Nearly 12 years of sacrifice by the allies have shored up the Afghan army and central government, and the Afghans must now “decide what to do with it,” he said. The war will end when the Afghan people decide that “this is over, we’ve had enough of this,” Gurganus said.

Gurganus and the officer who served as his deputy in southwestern Helmand province, British Brigadier Stuart Skeates, said Thursday at a breakfast with defense reporters that this summer will tell a lot about the Afghanistan military’s progress when it takes the lead on military operations.

The allies remain on a glide path to have all combat forces out by December 2014, and the Afghans will have the lead for the first time this summer in defeating the annual Taliban surge, Gurganus said.

The stakes are especially high in Helmand. Since the start of the war, 921 allied troops have been killed in Helmand. The next highest provincial death toll was 519 in neighboring Kandahar province, according to the website icasualties.org.

“I expect you would see a concerted effort by the insurgents” this summer, Gurganus said. The ANSF has made great strides but “I won’t tell you it’s all up and ready to roll,” Gurganus said.

The remaining Marines and British forces in Helmand are mostly focused on getting their gear in shape before being shipped home and returning bases that the Afghans don’t want back into desert, said Gurganus, who doubled as commander of 1 Marine Expeditionary Force (Forward).

The Marines are dismantling forward bases that the Afghans don’t choose to defend, even to the point of taking down the Hesco barriers, and leaving behind only a covering of gravel to hold down the desert dust, Gurganus said.

One sector of Helmand that still poses a major threat was the Bahram Chah area in the southernmost reaches of the province, Gurganus said.

Bahram Chah serves as a funnel for “lethal aid” flowing up from Paksistan to Helmand and other provinces, and also functions as a major narcotic trafficking center, Gurganus said.

“Right now, the ‘de facto’ border is along the southern end of the Helmand River as it makes a turn,” Gurganus said. “So the insurgents have got a way in, and being able to stop that is a challenge. We spend a lot of effort doing it, though.”

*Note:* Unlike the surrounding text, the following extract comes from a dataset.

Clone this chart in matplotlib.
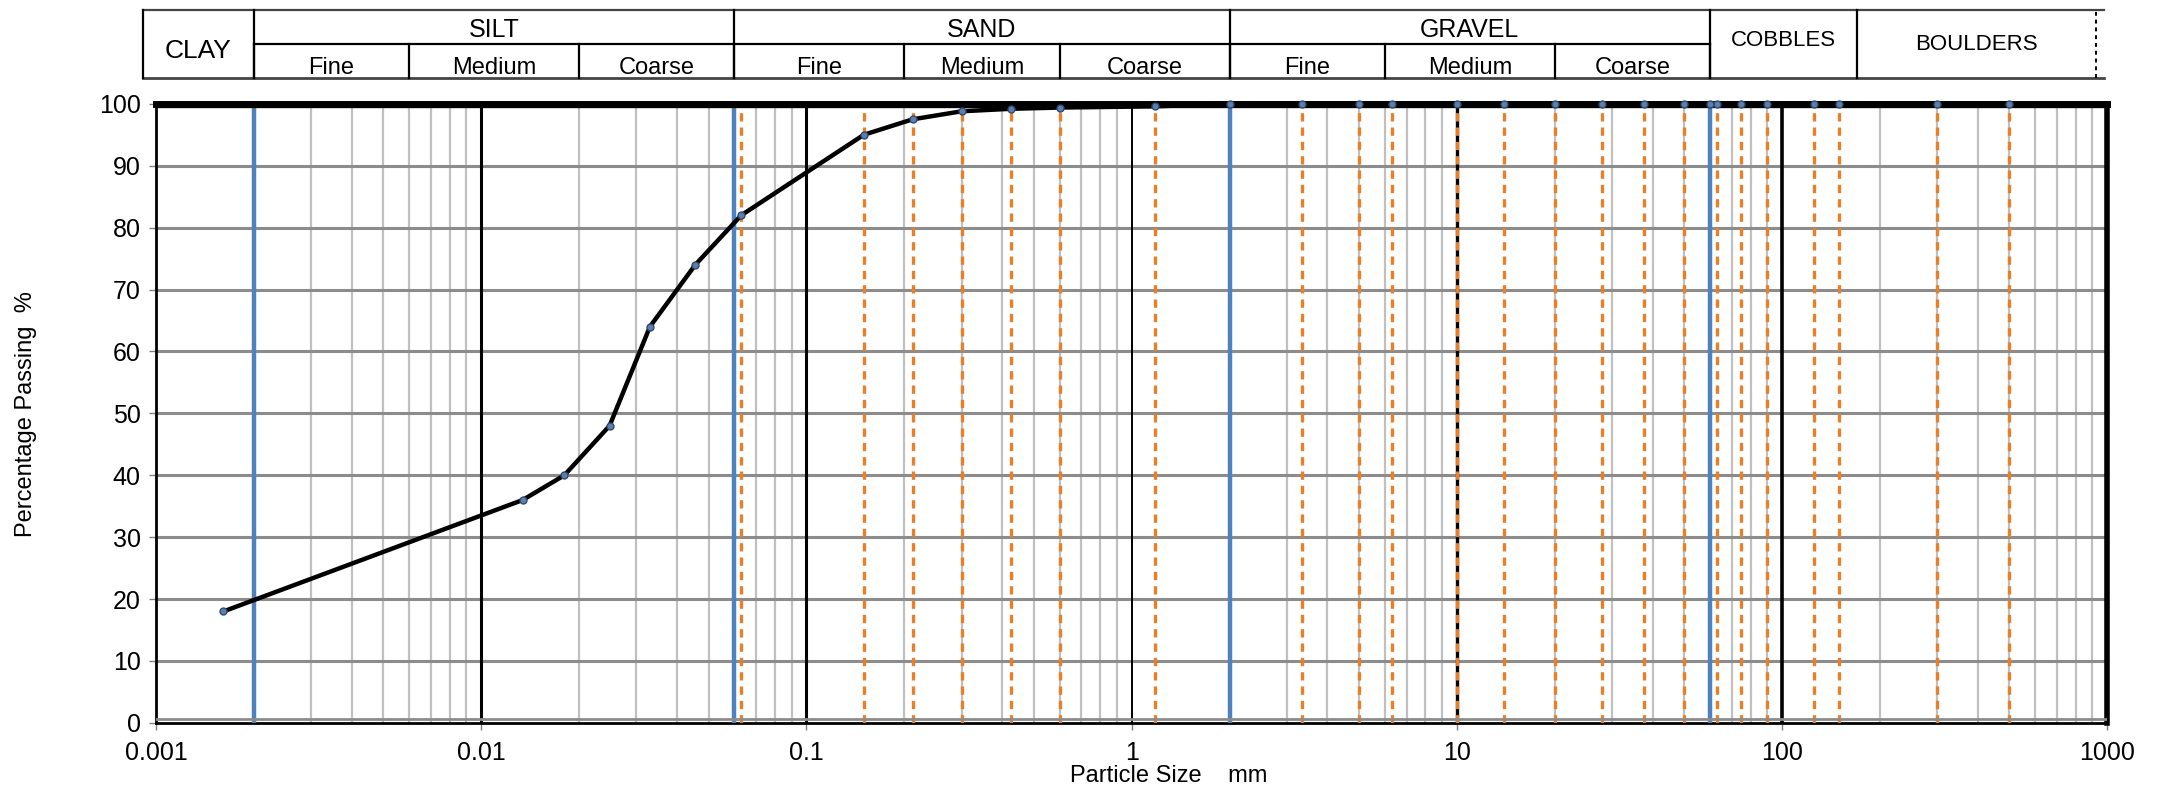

Only two years ago, there were a total of 193 allied bases in Helmand, and that number has dwindled to 45 as forces have withdrawn, Skeates said. Marine forces has dropped from about 20,000 to 6,500. The 9,500 British troops now in Afghanistan, most of them in Helmand, was expected to drop to 5,200 by the fall, Skeates said.

As the bases fold and the troop numbers dwindle, the amenities will also disappear, Gurganus said.

“There will come a day when you won’t be able to get ice cream in the chow hall,” Gurganus said. “You’re going to have to eat out of a little brown bag called an MRE (Meals Ready To Eat).”